To be done => Note each line that includes the word "this". Copy those lines.

Exercise data =>
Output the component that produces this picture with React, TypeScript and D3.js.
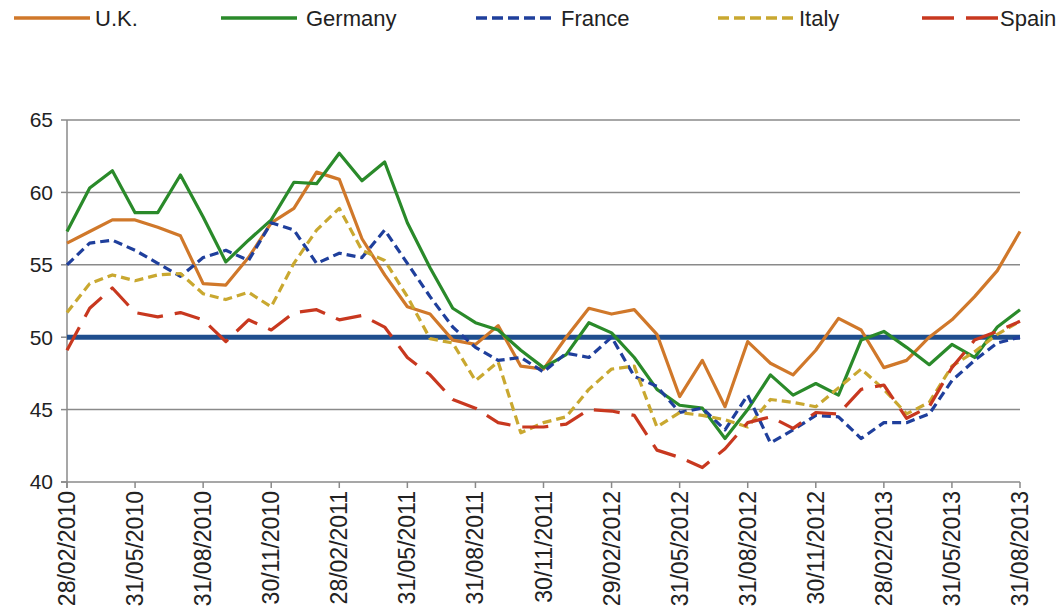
import * as React from "react";
import * as d3 from "d3";

// month-end categories, Feb 2010 .. Aug 2013
const monthStarts = d3.utcMonth.range(new Date(Date.UTC(2010, 1, 1)), new Date(Date.UTC(2013, 8, 1)));
const fmt = d3.utcFormat("%d/%m/%Y");
const categories = monthStarts.map((m) => fmt(d3.utcDay.offset(d3.utcMonth.offset(m, 1), -1)));

const tickLabels = [
  "28/02/2010", "31/05/2010", "31/08/2010", "30/11/2010", "28/02/2011",
  "31/05/2011", "31/08/2011", "30/11/2011", "29/02/2012", "31/05/2012",
  "31/08/2012", "30/11/2012", "28/02/2013", "31/05/2013", "31/08/2013",
];
const yTicks = [40, 45, 50, 55, 60, 65];

const uk = [
  56.5, 57.3, 58.1, 58.1, 57.6, 57.0, 53.7, 53.6, 55.5, 57.9, 58.9, 61.4, 60.9, 56.8, 54.3,
  52.1, 51.6, 49.8, 49.5, 50.8, 48.0, 47.8, 50.0, 52.0, 51.6, 51.9, 50.2, 45.9, 48.4, 45.2,
  49.7, 48.2, 47.4, 49.1, 51.3, 50.5, 47.9, 48.4, 50.0, 51.2, 52.8, 54.6, 57.3,
];
const germany = [
  57.3, 60.3, 61.5, 58.6, 58.6, 61.2, 58.3, 55.2, 56.7, 58.1, 60.7, 60.6, 62.7, 60.8, 62.1,
  57.9, 54.8, 52.0, 51.0, 50.5, 49.1, 47.9, 48.8, 51.0, 50.3, 48.6, 46.4, 45.3, 45.1, 43.0,
  45.0, 47.4, 46.0, 46.8, 46.0, 49.8, 50.4, 49.3, 48.1, 49.5, 48.6, 50.7, 51.9,
];
const france = [
  55.0, 56.5, 56.7, 56.0, 55.1, 54.2, 55.5, 56.0, 55.3, 57.9, 57.4, 55.1, 55.8, 55.5, 57.4,
  55.1, 52.8, 50.7, 49.3, 48.4, 48.6, 47.6, 48.9, 48.6, 50.0, 47.3, 46.6, 44.8, 45.1, 43.6,
  46.0, 42.7, 43.6, 44.6, 44.5, 43.0, 44.1, 44.1, 44.7, 47.0, 48.4, 49.6, 50.0,
];
const italy = [
  51.7, 53.7, 54.3, 53.9, 54.3, 54.4, 53.0, 52.6, 53.1, 52.1, 55.1, 57.4, 58.9, 56.0, 55.3,
  52.8, 49.9, 49.6, 47.0, 48.3, 43.4, 44.1, 44.5, 46.4, 47.8, 48.0, 43.8, 44.8, 44.6, 44.3,
  43.8, 45.7, 45.5, 45.2, 46.5, 47.8, 46.4, 44.7, 45.5, 48.0, 49.0, 50.2, 51.1,
];
const spain = [
  49.1, 52.0, 53.4, 51.7, 51.4, 51.7, 51.2, 49.7, 51.2, 50.5, 51.7, 51.9, 51.2, 51.5, 50.7,
  48.6, 47.4, 45.7, 45.1, 44.1, 43.8, 43.8, 44.0, 45.0, 44.9, 44.6, 42.2, 41.7, 41.0, 42.3,
  44.1, 44.5, 43.7, 44.8, 44.7, 46.4, 46.7, 44.4, 45.2, 47.9, 49.8, 50.4, 51.1,
];
const threshold = 50;

const series = [
  { name: "U.K.", values: uk, color: "#d0782a", dash: "", lx: 14, tx: 95 },
  { name: "Germany", values: germany, color: "#2a8a2a", dash: "", lx: 221, tx: 306 },
  { name: "France", values: france, color: "#1f3f9c", dash: "9,5", lx: 476, tx: 561 },
  { name: "Italy", values: italy, color: "#c9a830", dash: "9,5", lx: 718, tx: 799 },
  { name: "Spain", values: spain, color: "#c8381f", dash: "26,12", lx: 922, tx: 1000 },
];

const FONT = "'Liberation Sans', Arial, sans-serif";

export default function App() {
  const W = 1064, H = 615;
  const x = d3.scalePoint<string>().domain(categories).range([67, 1020]);
  const y = d3.scaleLinear().domain([40, 65]).range([482, 120]);
  const line = d3.line<number>()
    .x((_, i) => x(categories[i]) as number)
    .y((d) => y(d));

  const [x0, x1] = x.range();

  return (
    <svg width={W} height={H} style={{ position: "absolute", left: 0, top: 0, background: "#fff" }} fontFamily={FONT}>
      {/* legend */}
      {series.map((s) => (
        <g key={s.name}>
          <line x1={s.lx} x2={s.lx + 76} y1={18} y2={18} stroke={s.color} strokeWidth={3.5}
            strokeDasharray={s.name === "Spain" ? "32,12" : s.dash ? "11,5" : undefined} />
          <text x={s.tx} y={26} fontSize={22} fill="#222">{s.name}</text>
        </g>
      ))}

      {/* grid */}
      {yTicks.filter((t) => t !== 40).map((t) => (
        <line key={t} x1={x0} x2={x1} y1={y(t)} y2={y(t)} stroke="#8a8a8a" strokeWidth={1.5} />
      ))}

      {/* axes */}
      <line x1={x0} x2={x0} y1={y(65)} y2={y(40) + 6} stroke="#8a8a8a" strokeWidth={1.5} />
      <line x1={x0 - 6} x2={x1} y1={y(40)} y2={y(40)} stroke="#8a8a8a" strokeWidth={1.5} />
      {yTicks.map((t) => (
        <g key={t}>
          <line x1={x0 - 6} x2={x0} y1={y(t)} y2={y(t)} stroke="#8a8a8a" strokeWidth={1.5} />
          <text x={53} y={y(t)} dy="0.35em" textAnchor="end" fontSize={21} fill="#222">{t}</text>
        </g>
      ))}
      {tickLabels.map((lab) => {
        const px = x(lab) as number;
        return (
          <g key={lab}>
            <line x1={px} x2={px} y1={y(40)} y2={y(40) + 6} stroke="#8a8a8a" strokeWidth={1.5} />
            <text transform={`translate(${px},${y(40) + 9}) rotate(-90)`} dy="0.35em" textAnchor="end"
              fontSize={23} fill="#222">{lab}</text>
          </g>
        );
      })}

      {/* 50 reference line */}
      <line x1={x0} x2={x1} y1={y(threshold)} y2={y(threshold)} stroke="#1f4e8e" strokeWidth={5} />

      {/* series */}
      {series.map((s) => (
        <path key={s.name} d={line(s.values) || ""} fill="none" stroke={s.color} strokeWidth={3.2}
          strokeDasharray={s.dash || undefined} strokeLinejoin="round" />
      ))}
    </svg>
  );
}
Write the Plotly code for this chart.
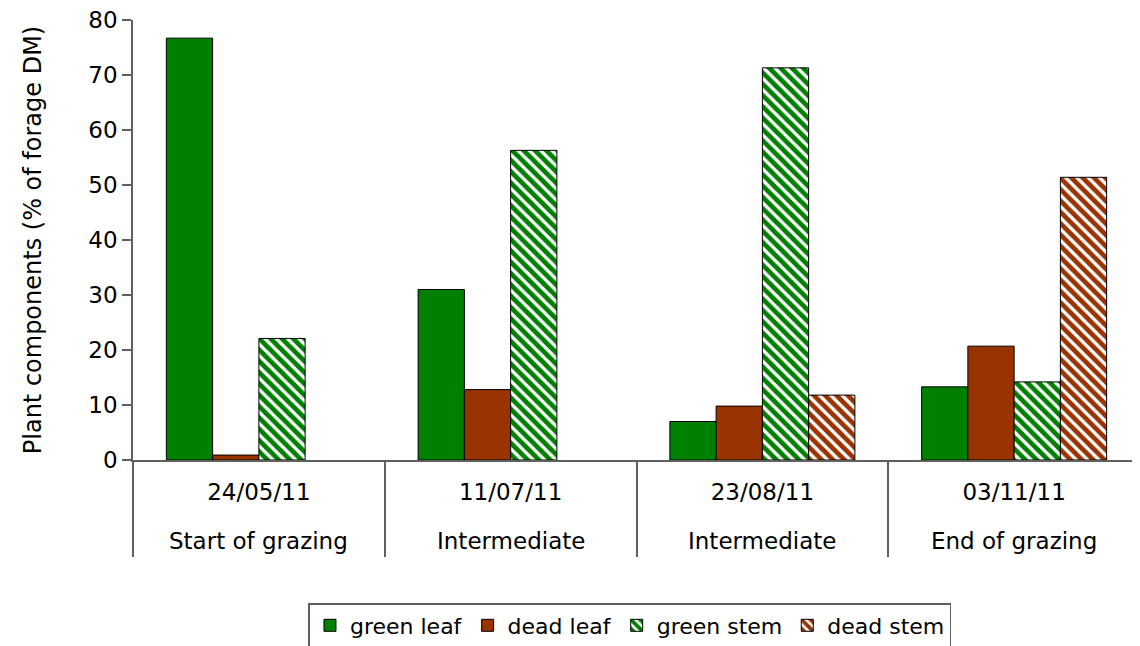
import plotly.graph_objects as go

dates = ["24/05/11", "11/07/11", "23/08/11", "03/11/11"]
stages = ["Start of grazing", "Intermediate", "Intermediate", "End of grazing"]

green_leaf = [76.7, 31.0, 7.0, 13.3]
dead_leaf = [0.9, 12.8, 9.8, 20.7]
green_stem = [22.1, 56.3, 71.3, 14.2]
dead_stem = [None, None, 11.8, 51.4]  # no bar drawn for the first two dates

GREEN = "#008000"
BROWN = "#993300"
AXIS = "#606060"
FONT = "DejaVu Sans, Arial, sans-serif"

x = list(range(len(dates)))

fig = go.Figure()

# solid bars
fig.add_trace(go.Bar(x=x, y=green_leaf, name="green leaf",
                     marker=dict(color=GREEN, line=dict(color="black", width=1))))
fig.add_trace(go.Bar(x=x, y=dead_leaf, name="dead leaf",
                     marker=dict(color=BROWN, line=dict(color="black", width=1))))
# hatched bars
fig.add_trace(go.Bar(x=x, y=green_stem, name="green stem",
                     marker=dict(color="white", line=dict(color="black", width=1),
                                 pattern=dict(shape="\\", fgcolor=GREEN, fgopacity=1,
                                              size=8, solidity=0.6, fillmode="overlay"))))
fig.add_trace(go.Bar(x=x, y=dead_stem, name="dead stem",
                     marker=dict(color="white", line=dict(color="black", width=1),
                                 pattern=dict(shape="\\", fgcolor=BROWN, fgopacity=1,
                                              size=8, solidity=0.6, fillmode="overlay"))))

# second row of category labels
for i, s in enumerate(stages):
    fig.add_annotation(x=i, y=-0.184, xref="x", yref="paper", text=s,
                       showarrow=False, yanchor="middle",
                       font=dict(family=FONT, size=23, color="black"))

# invisible trace on overlay axis, its ticks draw the category separators
fig.add_trace(go.Scatter(x=[-0.5, 3.5], y=[0, 0], xaxis="x2", mode="lines",
                         line=dict(width=0), showlegend=False, hoverinfo="skip"))

# page has an 8px body margin, so the figure is drawn 8px smaller
fig.update_layout(
    width=1132, height=638,
    paper_bgcolor="white", plot_bgcolor="white",
    margin=dict(l=125, r=0, t=12, b=186, autoexpand=False),
    barmode="group", bargap=0.265, bargroupgap=0,
    font=dict(family=FONT, size=23, color="black"),
    xaxis=dict(range=[-0.5, 3.5], tickvals=x, ticktext=dates, ticks="",
               showgrid=False, zeroline=False, showline=True, linecolor=AXIS,
               linewidth=1.5, tickfont=dict(size=23), ticklabelstandoff=11),
    xaxis2=dict(overlaying="x", range=[-0.5, 3.5], side="bottom",
                tickvals=[-0.5, 0.5, 1.5, 2.5], ticks="outside", ticklen=96,
                tickwidth=1.5, tickcolor=AXIS, showticklabels=False,
                showgrid=False, zeroline=False, showline=False),
    yaxis=dict(range=[0, 80], dtick=10, ticks="outside", ticklen=9,
               tickcolor=AXIS, tickwidth=1.5, showgrid=False, zeroline=False,
               showline=True, linecolor=AXIS, linewidth=1.5,
               tickfont=dict(size=23), ticklabelstandoff=0,
               ticklabeloverflow="allow",
               title=dict(text="Plant components (% of forage DM)",
                          font=dict(size=24), standoff=40)),
    legend=dict(orientation="h", x=0.4935, xanchor="center", y=-0.325, yanchor="top",
                bordercolor=AXIS, borderwidth=1.5, font=dict(size=22),
                itemwidth=30, tracegroupgap=0, traceorder="normal"),
    showlegend=True,
)

fig.write_html("out.html")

The solution =>
Output the component that produces this picture with React, TypeScript and D3.js.
Write the Plotly code for this chart.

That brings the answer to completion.